BOOKMAN

TAKASHI KANEKO

Love and Truth

昨夜、酒場で上司が指摘した、私がかまってちゃんである、という事実について、少し考えてみたい。

かまってちゃんは人からちやほやされたい。私を見てほしい、聞いてほしい、話しかけてほしい、という欲求がある。要するに特別扱いしてほしいのである。ただし、そのためには何らかの工夫と努力が必要である。人間は生まれながらにして美しい訳ではないので、凡夫が先のような恩寵に浴することは稀なのである。——恩寵それは愛と同義である。人は愛を得るために何ができるのだろうか。

芸術は希少である。芸術家もまた社会の中で希少な存在である。彼/彼女の技術クンストは極めて卓越しているために人々の耳目を集めるのだ。

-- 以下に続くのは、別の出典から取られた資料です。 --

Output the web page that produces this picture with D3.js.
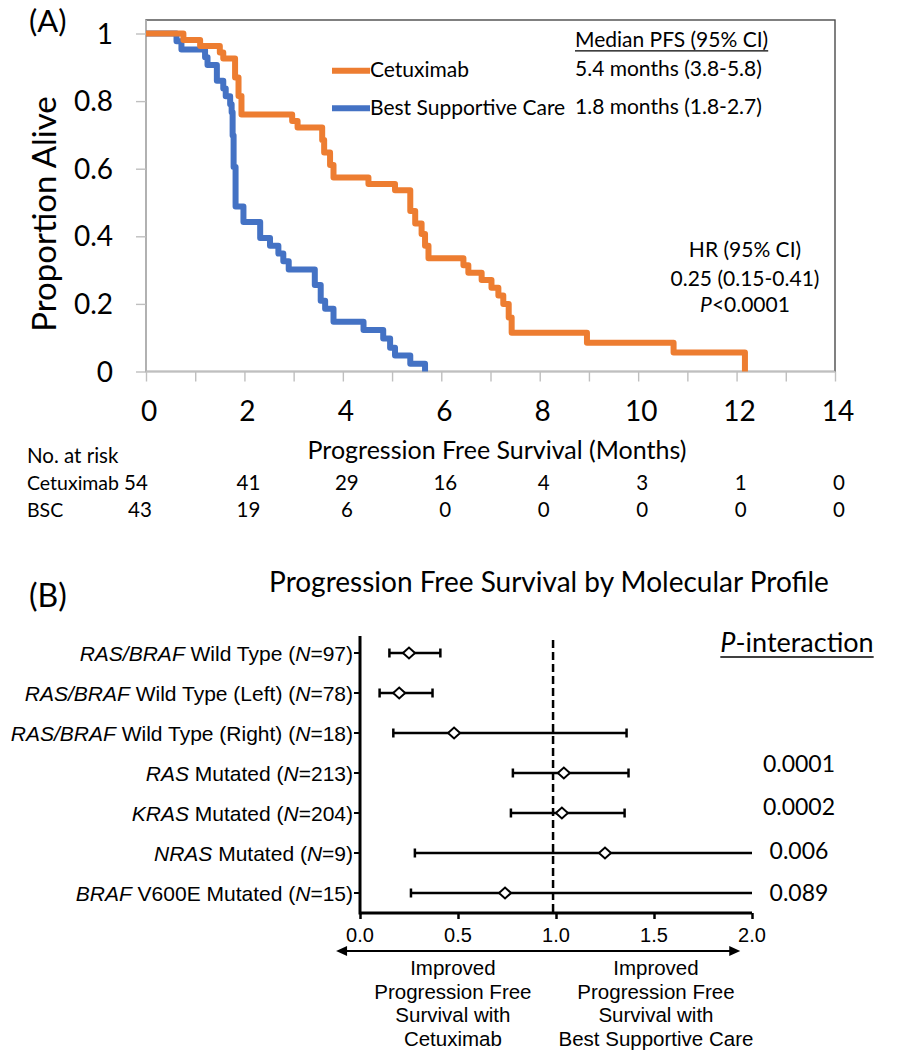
<!DOCTYPE html>
<html><head><meta charset="utf-8">
<script src="https://cdn.jsdelivr.net/npm/d3@7"></script>
<style>body{margin:0;background:#fff} svg{display:block}</style>
</head><body>
<svg id="c" width="905" height="1050"></svg>
<script>
// ---------------- DATA ----------------
const kmTickLabels = [0,2,4,6,8,10,12,14];
const kmYTicks = [0,0.2,0.4,0.6,0.8,1];
const riskCetuximab = [54,41,29,16,4,3,1,0];
const riskBSC = [43,19,6,0,0,0,0,0];
const cetuxTime = [0,0.76,1.10,1.50,1.57,1.81,1.88,1.94,2.97,3.08,3.58,3.62,3.74,3.81,4.52,5.06,5.37,5.47,5.60,5.67,5.74,6.45,6.55,6.82,7.02,7.16,7.26,7.37,7.43,8.96,10.72,12.17];
const cetuxSurv = [1,0.981,0.963,0.944,0.926,0.870,0.815,0.760,0.741,0.722,0.685,0.648,0.611,0.574,0.555,0.536,0.475,0.438,0.407,0.372,0.335,0.314,0.292,0.271,0.248,0.225,0.200,0.160,0.115,0.085,0.056,0];
const bscTime = [0,0.62,0.72,1.20,1.25,1.44,1.57,1.62,1.71,1.74,1.76,1.78,1.82,1.98,2.32,2.52,2.69,2.79,2.90,3.43,3.55,3.64,3.81,4.42,4.82,4.96,5.06,5.37,5.67];
const bscSurv = [1,0.977,0.953,0.930,0.907,0.860,0.837,0.814,0.791,0.767,0.698,0.605,0.488,0.442,0.395,0.372,0.349,0.326,0.302,0.256,0.209,0.186,0.147,0.123,0.098,0.070,0.047,0.023,0];

const subgroupGene = ["RAS/BRAF","RAS/BRAF","RAS/BRAF","RAS","KRAS","NRAS","BRAF"];
const subgroupDesc = [" Wild Type"," Wild Type (Left)"," Wild Type (Right)"," Mutated"," Mutated"," Mutated"," V600E Mutated"];
const subgroupN = [97,78,18,213,204,9,15];
const hazardRatio = [0.25,0.20,0.48,1.04,1.03,1.25,0.74];
const ciLower = [0.15,0.10,0.17,0.78,0.77,0.28,0.26];
const ciUpper = [0.41,0.37,1.36,1.37,1.35,2.5,2.5]; // last two run past the axis end
const pInteraction = ["","","","0.0001","0.0002","0.006","0.089"];
const forestTicks = [0,0.5,1,1.5,2];
const referenceHR = 0.985;

// ---------------- DRAW ----------------
const svg = d3.select("#c");
const ORANGE = "#ED7D31", BLUE = "#4472C4";
const LATO = "Lato, 'Open Sans', sans-serif";
const ARIAL = "'Liberation Sans', Arial, sans-serif";

// Panel A scales
const x = d3.scaleLinear().domain([0,14]).range([146,835]);
const y = d3.scaleLinear().domain([0,1]).range([371.5,33.5]);
const plotTop = 20;

svg.append("rect").attr("x",x(0)).attr("y",plotTop).attr("width",x(14)-x(0)).attr("height",y(0)-plotTop)
  .attr("fill","none").attr("stroke","#4a4a4a").attr("stroke-width",1.4);

const gy = svg.append("g").attr("transform",`translate(${x(0)},0)`)
  .call(d3.axisLeft(y).tickValues(kmYTicks).tickSize(10).tickFormat(""));
gy.select(".domain").remove();
gy.selectAll("line").attr("stroke","#bfbfbf").attr("stroke-width",1.4);
const gx = svg.append("g").attr("transform",`translate(0,${y(0)})`)
  .call(d3.axisBottom(x).tickValues(d3.range(0,15)).tickSize(10).tickFormat(""));
gx.select(".domain").remove();
gx.selectAll("line").attr("stroke","#bfbfbf").attr("stroke-width",1.4);
svg.append("line").attr("x1",x(0)).attr("x2",x(0)).attr("y1",plotTop).attr("y2",y(0)).attr("stroke","#bfbfbf").attr("stroke-width",1.6);
svg.append("line").attr("x1",x(0)).attr("x2",x(14)).attr("y1",y(0)).attr("y2",y(0)).attr("stroke","#bfbfbf").attr("stroke-width",1.6);

svg.selectAll(".ylab").data(kmYTicks).join("text")
  .attr("x",113).attr("y",d=>y(d)+10).attr("text-anchor","end")
  .style("font-family",LATO).style("font-size","28px").text(d3.format("~g"));
svg.selectAll(".xlab").data(kmTickLabels).join("text")
  .attr("x",d=>x(d)+3).attr("y",421).attr("text-anchor","middle")
  .style("font-family",LATO).style("font-size","28px").text(d=>d);

const line = d3.line().x(d=>x(d[0])).y(d=>y(d[1])).curve(d3.curveStepAfter);
const series = [
  {t:bscTime, s:bscSurv, c:BLUE},
  {t:cetuxTime, s:cetuxSurv, c:ORANGE}
];
series.forEach(sr=>{
  svg.append("path").attr("d",line(sr.t.map((t,i)=>[t,sr.s[i]])))
    .attr("fill","none").attr("stroke",sr.c).attr("stroke-width",6).attr("stroke-linejoin","round");
});

// legend
const legend = [{c:ORANGE,label:"Cetuximab",med:"5.4 months (3.8-5.8)",ly:70.7,by:77.3},
                {c:BLUE,label:"Best Supportive Care",med:"1.8 months (1.8-2.7)",ly:108.3,by:115}];
legend.forEach(l=>{
  svg.append("line").attr("x1",332).attr("x2",370).attr("y1",l.ly).attr("y2",l.ly)
    .attr("stroke",l.c).attr("stroke-width",6);
  svg.append("text").attr("x",370).attr("y",l.by).style("font-family",LATO).style("font-size","21px").text(l.label);
  svg.append("text").attr("x",575).attr("y",l.by-1.5).style("font-family",LATO).style("font-size","21px").text(l.med);
});
const mt = svg.append("text").attr("x",575).attr("y",47.3).style("font-family",LATO).style("font-size","21px").text("Median PFS (95% CI)");
const mb = mt.node().getBBox();
svg.append("line").attr("x1",mb.x).attr("x2",mb.x+mb.width).attr("y1",50.8).attr("y2",50.8).attr("stroke","#000").attr("stroke-width",1.3);

svg.append("text").attr("x",745).attr("y",257.3).attr("text-anchor","middle").style("font-family",LATO).style("font-size","21px").text("HR (95% CI)");
svg.append("text").attr("x",745).attr("y",285.7).attr("text-anchor","middle").style("font-family",LATO).style("font-size","21px").text("0.25 (0.15-0.41)");
const pt = svg.append("text").attr("x",745).attr("y",312.3).attr("text-anchor","middle").style("font-family",LATO).style("font-size","21px");
pt.append("tspan").style("font-style","italic").text("P");
pt.append("tspan").text("<0.0001");

svg.append("text").attr("x",29).attr("y",32).style("font-family",LATO).style("font-size","31px").text("(A)");
svg.append("text").attr("transform","translate(56,214) rotate(-90)").attr("text-anchor","middle")
  .style("font-family",LATO).style("font-size","33px").text("Proportion Alive");
svg.append("text").attr("x",497).attr("y",459).attr("text-anchor","middle").style("font-family",LATO).style("font-size","25px").text("Progression Free Survival (Months)");

svg.append("text").attr("x",27).attr("y",463).style("font-family",LATO).style("font-size","20.5px").text("No. at risk");
const riskRows = [{name:"Cetuximab",vals:riskCetuximab,by:490,first:136},{name:"BSC",vals:riskBSC,by:517,first:140}];
riskRows.forEach(r=>{
  svg.append("text").attr("x",27).attr("y",r.by).style("font-family",LATO).style("font-size","19.5px").text(r.name);
  svg.selectAll(null).data(r.vals).join("text")
    .attr("x",(d,i)=> i===0 ? r.first : x(kmTickLabels[i])+4).attr("y",r.by).attr("text-anchor","middle")
    .style("font-family",LATO).style("font-size","20.5px").text(d=>d);
});

// ---------------- Panel B ----------------
svg.append("text").attr("x",29).attr("y",607).style("font-family",LATO).style("font-size","32px").text("(B)");
svg.append("text").attr("x",549).attr("y",592).attr("text-anchor","middle").style("font-family",LATO).style("font-size","28px").text("Progression Free Survival by Molecular Profile");

const xf = d3.scaleLinear().domain([0,2]).range([360,752]).clamp(true);
const yf = d3.scalePoint().domain(d3.range(subgroupN.length)).range([653,893]);

// axes
svg.append("line").attr("x1",xf(0)).attr("x2",xf(0)).attr("y1",636).attr("y2",914.5).attr("stroke","#000").attr("stroke-width",3);
const gfx = svg.append("g").attr("transform","translate(0,913)")
  .call(d3.axisBottom(xf).tickValues(forestTicks).tickSize(6).tickFormat(""));
gfx.select(".domain").attr("stroke-width",3).attr("d",`M${xf(0)},0H${xf(2)}`);
gfx.selectAll(".tick line").attr("stroke-width",2.5);
svg.selectAll(".fxl").data(forestTicks).join("text")
  .attr("x",d=>xf(d)).attr("y",942).attr("text-anchor","middle")
  .style("font-family",ARIAL).style("font-size","20px").text(d3.format(".1f"));

// y ticks for rows
svg.selectAll(".frt").data(subgroupN).join("line")
  .attr("x1",xf(0)-6).attr("x2",xf(0)).attr("y1",(d,i)=>yf(i)).attr("y2",(d,i)=>yf(i))
  .attr("stroke","#000").attr("stroke-width",2);

// labels
subgroupN.forEach((n,i)=>{
  const t = svg.append("text").attr("x",353).attr("y",yf(i)+7.5).attr("text-anchor","end")
    .style("font-family",ARIAL).style("font-size","21px");
  t.append("tspan").style("font-style","italic").text(subgroupGene[i]);
  t.append("tspan").text(subgroupDesc[i]+" (");
  t.append("tspan").style("font-style","italic").text("N");
  t.append("tspan").text("="+n+")");
});

// reference dashed line
svg.append("line").attr("x1",xf(referenceHR)).attr("x2",xf(referenceHR)).attr("y1",640).attr("y2",913)
  .attr("stroke","#000").attr("stroke-width",2.5).attr("stroke-dasharray","8,4");

// CIs
subgroupN.forEach((n,i)=>{
  const yy = yf(i);
  svg.append("line").attr("x1",xf(ciLower[i])).attr("x2",xf(ciUpper[i])).attr("y1",yy).attr("y2",yy)
    .attr("stroke","#000").attr("stroke-width",2.5);
  [ciLower[i],ciUpper[i]].forEach(v=>{
    if (v<=2) svg.append("line").attr("x1",xf(v)).attr("x2",xf(v)).attr("y1",yy-4.5).attr("y2",yy+4.5)
      .attr("stroke","#000").attr("stroke-width",2.5);
  });
  const cx = xf(hazardRatio[i]);
  svg.append("path").attr("d",`M${cx-6},${yy}L${cx},${yy-5.5}L${cx+6},${yy}L${cx},${yy+5.5}Z`)
    .attr("fill","#fff").attr("stroke","#000").attr("stroke-width",2);
});

// P-interaction
const pi = svg.append("text").attr("x",797).attr("y",652).attr("text-anchor","middle").style("font-family",LATO).style("font-size","27px");
pi.append("tspan").style("font-style","italic").text("P");
pi.append("tspan").text("-interaction");
const pib = pi.node().getBBox();
svg.append("line").attr("x1",pib.x).attr("x2",pib.x+pib.width).attr("y1",657).attr("y2",657).attr("stroke","#000").attr("stroke-width",1.6);
const pShift = [0,0,0,-9,-6,-2,0];
svg.selectAll(".pv").data(pInteraction).join("text")
  .attr("x",799).attr("y",(d,i)=>yf(i)+8+pShift[i]).attr("text-anchor","middle")
  .style("font-family",LATO).style("font-size","23px").text(d=>d);

// arrow
const ay = 951;
const xfu = xf.copy().clamp(false);
const arrowL = xfu(-0.122), arrowR = xfu(1.94);
svg.append("line").attr("x1",arrowL+8).attr("x2",arrowR-8).attr("y1",ay).attr("y2",ay).attr("stroke","#000").attr("stroke-width",2);
svg.append("path").attr("d",`M${arrowL},${ay}L${arrowL+11},${ay-5}L${arrowL+11},${ay+5}Z`).attr("fill","#000");
svg.append("path").attr("d",`M${arrowR},${ay}L${arrowR-11},${ay-5}L${arrowR-11},${ay+5}Z`).attr("fill","#000");

const leftText = ["Improved","Progression Free","Survival with","Cetuximab"];
const rightText = ["Improved","Progression Free","Survival with","Best Supportive Care"];
[[leftText,0.474],[rightText,1.51]].forEach(([lines,pos])=>{
  svg.selectAll(null).data(lines).join("text")
    .attr("x",xf(pos)).attr("y",(d,i)=>975+23.5*i).attr("text-anchor","middle")
    .style("font-family",ARIAL).style("font-size","20.5px").text(d=>d);
});
</script>
</body></html>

さすれば、芸術家は人と神の恩寵を得るために、必死のおこないを重ねている人なのだ。芸術は人に仕えるだけではない、神に仕えているのだ。芸術は最終的に真なるもの、聖なるものに到達するからである。それは人々が保証することができない「神のみぞ知る」ことである。

あいまことを求めて不断の努力と工夫を重ねる。人々はその人を芸術家と呼ぶのである。